“The main objectives behind the united regional system of anti-aircraft defense are the organization and carrying out of combat stand-by duty of anti-aircraft units in the Caucasus collective security region, and the maintenance of the combat command system and the weapons and equipment of the system in constant readiness,” reads an explanatory note attached to the treaty.
The note also reads that the execution of the agreement would not cause any additional budget expenditure.
The treaty on joint air defense system between Russia and Armenia was signed in December 2015 and the Armenian parliament ratified it on June 30 this year.
The document allows Armenia to use Russian anti-aircraft systems and air and space forces, including military satellites, for defense of its airspace.
Russian anti-aircraft and anti-missile defense currently relies on several long-range warning stations located within the country’s borders.

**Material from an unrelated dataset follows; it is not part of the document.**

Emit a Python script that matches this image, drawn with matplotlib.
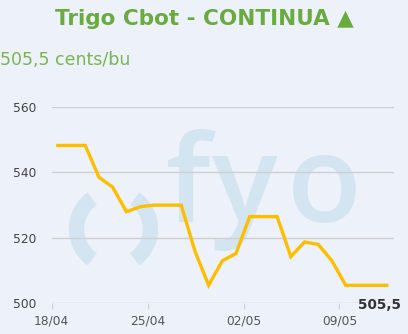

In May this year, Russian mass media reported the Defense Ministry’s plans to restore and modernize the Soviet-era Dnepr missile attack warning station near Sevastopol, Crimea, in order to counter increasing NATO activity in the Black Sea. The new facility will be able to register launches of ballistic and cruise missiles, including the latest hypersonic models from the Black and Mediterranean Seas, effectively protecting Russian territory from the south and southeast.
In July, the military sources revealed the plans to deploy the Podsolnukh (Sunflower) long-range radars capable of monitoring warships and aircraft at a distance of up to 450km in the Baltic and Black Seas. The manufacturer of this weapon confirmed the plans, saying that several stations will be delivered to the military forces in 2017.